Germany's economy stagnated in the fourth quarter of 2018, thus skirting a technical recession, as trade failed to support growth amid the global trade tensions and the uncertainty linked to Brexit.
Gross domestic product was unchanged from the third quarter, when the economy shrunk 0.2%, preliminary data from the Federal Statistical Office showed on Thursday. Economists were looking for a modest increase of 0.1%.
Two consecutive quarters of contraction would have meant the biggest euro area economy entered recession.
The Economy Ministry had earlier said that the economy likely avoided a recession in the final three months of 2018, amid signs of rebound in the automobile sector, where activity was hampered by the implementation of the new WLTP emissions testing regime.

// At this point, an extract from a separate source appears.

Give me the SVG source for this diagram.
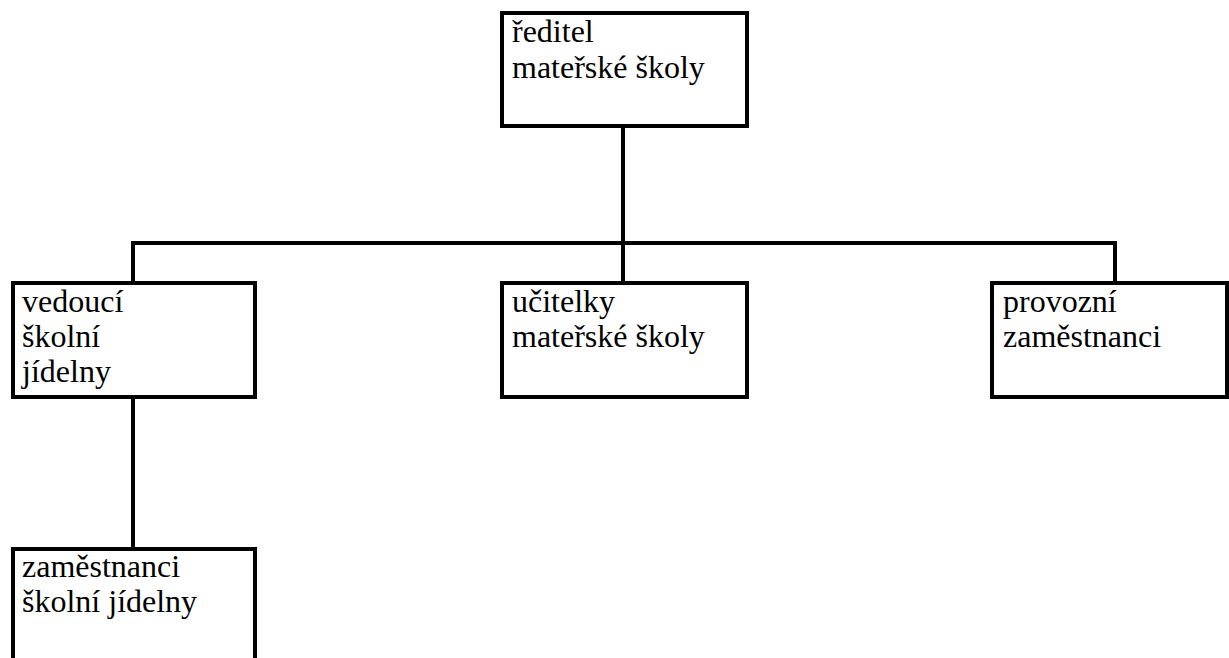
<svg xmlns="http://www.w3.org/2000/svg" width="1229" height="658" viewBox="0 0 1229 658">
<style>
.box{fill:#fff;stroke:#000;stroke-width:4}
.t{font-family:'Times New Roman','Liberation Serif',Times,serif;font-size:32px;fill:#000}
.c{fill:none;stroke:#000;stroke-width:4}
</style>
<rect width="1229" height="658" fill="#fff"/>
<g id="connectors">
<line class="c" x1="623" y1="126" x2="623" y2="283"/>
<line class="c" x1="131" y1="243" x2="1117" y2="243"/>
<line class="c" x1="133" y1="241" x2="133" y2="283"/>
<line class="c" x1="1115" y1="241" x2="1115" y2="283"/>
<line class="c" x1="133" y1="397" x2="133" y2="549"/>
</g>
<g id="reditel">
<rect class="box" x="502" y="13" width="245" height="113"/>
<text class="t" x="512" y="42">ředitel</text>
<text class="t" x="512" y="78">mateřské školy</text>
</g>
<g id="vedouci">
<rect class="box" x="13" y="283" width="242" height="114"/>
<text class="t" x="22" y="312">vedoucí</text>
<text class="t" x="22" y="347">školní</text>
<text class="t" x="22" y="382">jídelny</text>
</g>
<g id="ucitelky">
<rect class="box" x="502" y="283" width="245" height="114"/>
<text class="t" x="512" y="312">učitelky</text>
<text class="t" x="512" y="347">mateřské školy</text>
</g>
<g id="provozni">
<rect class="box" x="992" y="283" width="235" height="114"/>
<text class="t" x="1003" y="312">provozní</text>
<text class="t" x="1003" y="347">zaměstnanci</text>
</g>
<g id="zamestnanci-jidelny">
<rect class="box" x="13" y="549" width="242" height="200"/>
<text class="t" x="22" y="577">zaměstnanci</text>
<text class="t" x="22" y="612">školní jídelny</text>
</g>
</svg>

Jack Allen, senior Europe economist at Capital Economics, told the BBC: "If you look at Germany across 2018 we've seen a pretty broad-based slowdown in growth. We've seen household consumption slow, we've seen business investment slow and we've seen export growth slow.
He added: "What's particularly worrying is that the early signs for 2019 suggest that a strong rebound is unlikely."
US tariffs on EU car exports, which US President Donald Trump has threatened, could have a major impact on Germany, Mr Allen said, but even if these are avoided the slowdown in the global economy means Germany is still only expected to grow by about 1% this year, compared with about 1.5% in 2018.
However, Claus Vistesen, chief eurozone economist at Pantheon Macroeconomics, said he was "optimistic" that the first quarter of this year would be better.
"The January [economic] surveys were poor... but net exports won't be in free fall forever, and consumers' spending also ought to pick up."